In a letter to President Joe Biden, National Football League Commissioner Roger Goodell offered all 30 of the league's stadiums to be used as mass vaccination sites.
Goodell said the NFL and its teams "are committed to doing our part to ensure that vaccines are as widely accessible in our communities as possible."
"To that end, each NFL team will make its stadium available for mass vaccinations of the general public in coordination with local, state, and federal health officials," the letter, which was sent to Biden on Friday, said.
Seven NFL teams are already using their stadiums as vaccine sites, including the Arizona Cardinals, Atlanta Falcons, Baltimore Ravens, Carolina Panthers, Houston Texans, Miami Dolphins, and New England Patriots.
Goodell's letter was sent just days before the Super Bowl is set to take place at the Tampa Bay Buccaneers stadium in Florida.

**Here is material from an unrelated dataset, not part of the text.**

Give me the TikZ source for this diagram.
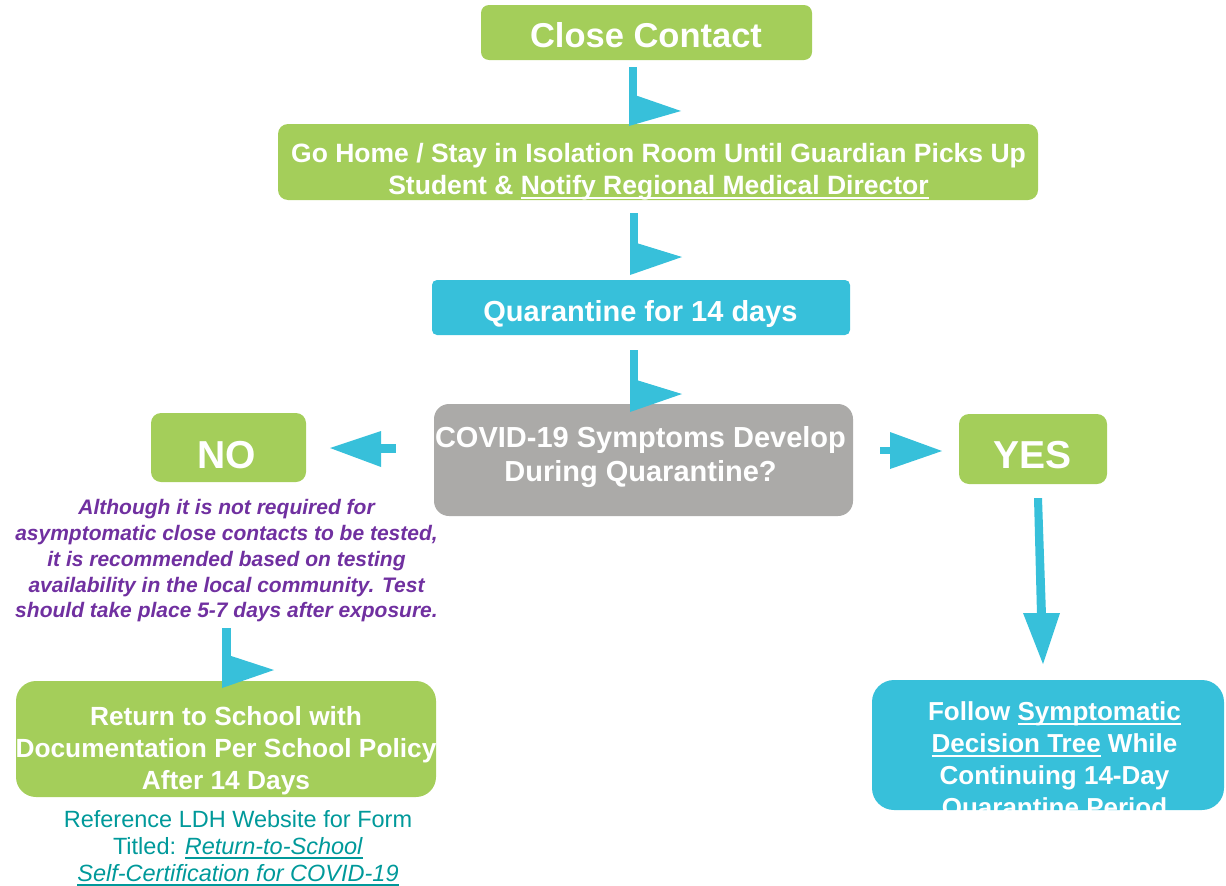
\documentclass[tikz,border=0pt]{standalone}
\usepackage{fontspec}
\setmainfont{Liberation Sans}
\usetikzlibrary{calc}
\definecolor{boxgreen}{HTML}{A4CE5A}
\definecolor{boxteal}{HTML}{37C0DA}
\definecolor{boxgray}{HTML}{ABAAA8}
\definecolor{notepurple}{HTML}{7030A0}
\definecolor{reftext}{HTML}{00999A}
\definecolor{arrowteal}{HTML}{37C0DA}
\newsavebox\myulbox
\newcommand{\myul}[1]{\sbox\myulbox{#1}\rlap{\rule[-4.3pt]{\wd\myulbox}{1.8pt}}\usebox\myulbox}
\begin{document}
\begin{tikzpicture}[x=1pt,y=-1pt,
  box/.style={rectangle,inner sep=0pt,outer sep=0pt,draw=none},
  wtxt/.style={text=white,align=center,inner sep=0pt},
  arrowfill/.style={fill=arrowteal,draw=none}]
\useasboundingbox (0,0) rectangle (1226,886);

% boxes
\node[box,fill=boxgreen,rounded corners=8pt,minimum width=331pt,minimum height=55pt] (cc) at (646.5,32.5) {};
\node[box,fill=boxgreen,rounded corners=10pt,minimum width=760pt,minimum height=76pt] (gh) at (658,162) {};
\node[box,fill=boxteal,rounded corners=5pt,minimum width=418pt,minimum height=55pt] (q) at (641,307.5) {};
\node[box,fill=boxgray,rounded corners=15pt,minimum width=419pt,minimum height=112pt] (sym) at (643.5,460) {};
\node[box,fill=boxgreen,rounded corners=10pt,minimum width=155pt,minimum height=69pt] (no) at (228.5,447.5) {};
\node[box,fill=boxgreen,rounded corners=10pt,minimum width=148pt,minimum height=70pt] (yes) at (1033,449) {};
\node[box,fill=boxgreen,rounded corners=20pt,minimum width=420pt,minimum height=116pt] (ret) at (226,739) {};
\node[box,fill=boxteal,rounded corners=22pt,minimum width=352pt,minimum height=130pt] (fol) at (1048,745) {};

% texts
\node[wtxt,font=\bfseries\fontsize{34.5}{40}\selectfont] (ccT) at (646,34.7) {Close Contact};
\node[wtxt,font=\bfseries\fontsize{26.5}{32}\selectfont] (ghT) at (658.5,171.6)
  {Go Home / Stay in Isolation Room Until Guardian Picks Up\\Student \& \myul{Notify Regional Medical Director}};
\node[wtxt,font=\bfseries\fontsize{29}{34}\selectfont] (qT) at (640.5,313.8) {Quarantine for 14 days};
\node[wtxt,font=\bfseries\fontsize{29}{34}\selectfont] (symT) at (640.5,457.4)
  {COVID-19 Symptoms Develop\\During Quarantine?};
\node[wtxt,font=\bfseries\fontsize{39}{44}\selectfont] (noT) at (227,455) {NO};
\node[wtxt,font=\bfseries\fontsize{39}{44}\selectfont] (yesT) at (1032.5,455) {YES};
\node[align=center,inner sep=0pt,text=notepurple,font=\bfseries\itshape\fontsize{21}{25.75}\selectfont] (note) at (226.5,561)
  {Although it is not required for\\asymptomatic close contacts to be tested,\\it is recommended based on testing\\availability in the local community. Test\\should take place 5-7 days after exposure.};
\node[wtxt,font=\bfseries\fontsize{26.3}{32}\selectfont] (retT) at (226,750.3)
  {Return to School with\\Documentation Per School Policy\\After 14 Days};
\node[wtxt,font=\bfseries\fontsize{26}{32}\selectfont] (folT) at (1054.5,761.5)
  {Follow \myul{Symptomatic}\\\myul{Decision Tree} While\\Continuing 14-Day\\Quarantine Period};
\node[align=center,inner sep=0pt,text=reftext,font=\fontsize{23.5}{27.2}\selectfont] (ref) at (238,848)
  {Reference LDH Website for Form\\Titled: \myul{\textit{Return-to-School}}\\\myul{\textit{Self-Certification for COVID-19}}};

% connectors
% close contact -> go home
\fill[arrowfill] ($(cc.south)+(-17.5,7)$) rectangle ($(cc.south)+(-9.5,40)$);
\fill[arrowfill] ($(gh.north)+(-29,-31)$) -- ($(gh.north)+(23,-13)$) -- ($(gh.north)+(-29,2)$) -- cycle;
% go home -> quarantine
\fill[arrowfill] ($(gh.south)+(-28,13)$) rectangle ($(gh.south)+(-20,45)$);
\fill[arrowfill] ($(q.north)+(-11,-39)$) -- ($(q.north)+(41,-23)$) -- ($(q.north)+(-11,-5)$) -- cycle;
% quarantine -> symptoms
\fill[arrowfill] ($(q.south)+(-11,15)$) rectangle ($(q.south)+(-3,47)$);
\fill[arrowfill] ($(sym.north)+(-13.5,-26)$) -- ($(sym.north)+(38.5,-10)$) -- ($(sym.north)+(-13.5,8)$) -- cycle;
% symptoms -> NO
\fill[arrowfill] ($(sym.west)+(-38,-16)$) rectangle ($(sym.west)+(-54,-7)$);
\fill[arrowfill] ($(no.east)+(75,-16.5)$) -- ($(no.east)+(24,0.5)$) -- ($(no.east)+(75,19.5)$) -- cycle;
% symptoms -> YES
\fill[arrowfill] ($(sym.east)+(27,-13)$) rectangle ($(sym.east)+(38,-6)$);
\fill[arrowfill] ($(yes.west)+(-69,-17)$) -- ($(yes.west)+(-17,2)$) -- ($(yes.west)+(-69,20)$) -- cycle;
% YES -> follow
\fill[arrowfill] ($(yes.south)+(1,14)$) -- ($(yes.south)+(9,14)$) -- ($(fol.north)+(-2,-65)$) -- ($(fol.north)+(-11,-65)$) -- cycle;
\fill[arrowfill] ($(fol.north)+(-25,-67)$) -- ($(fol.north)+(12,-67)$) -- ($(fol.north)+(-5,-16)$) -- cycle;
% note -> return
\fill[arrowfill] ($(note.south)+(-4.5,6)$) rectangle ($(ret.north)+(5,-25)$);
\fill[arrowfill] ($(ret.north)+(-4,-28)$) -- ($(ret.north)+(48,-11)$) -- ($(ret.north)+(-4,7)$) -- cycle;
\end{tikzpicture}
\end{document}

Mass vaccine sites continue to open across the US as part of Biden's plan to deliver 100 million vaccines in 100 days, which includes opening 100 new vaccine sites.
Vaccines were first offered at Yankee Stadium to Bronx residents on Friday, where a long line of people waited to get their shots, CBS reported.
The San Francisco 49ers stadium, set to open next week, could be California's largest mass vaccination site, with a goal of administering 15,000 shots per day, the Los Angeles Times reported.
According to data from the Centers for Disease Control and Prevention, more than 30 million Americans have received an initial dose of the vaccine, which is administered in two doses several weeks apart. Over 8 million people have been fully vaccinated.
More than 460,000 Americans have died from COVID-19, while nearly 27 million have been infected, according to data compiled by John Hopkins University.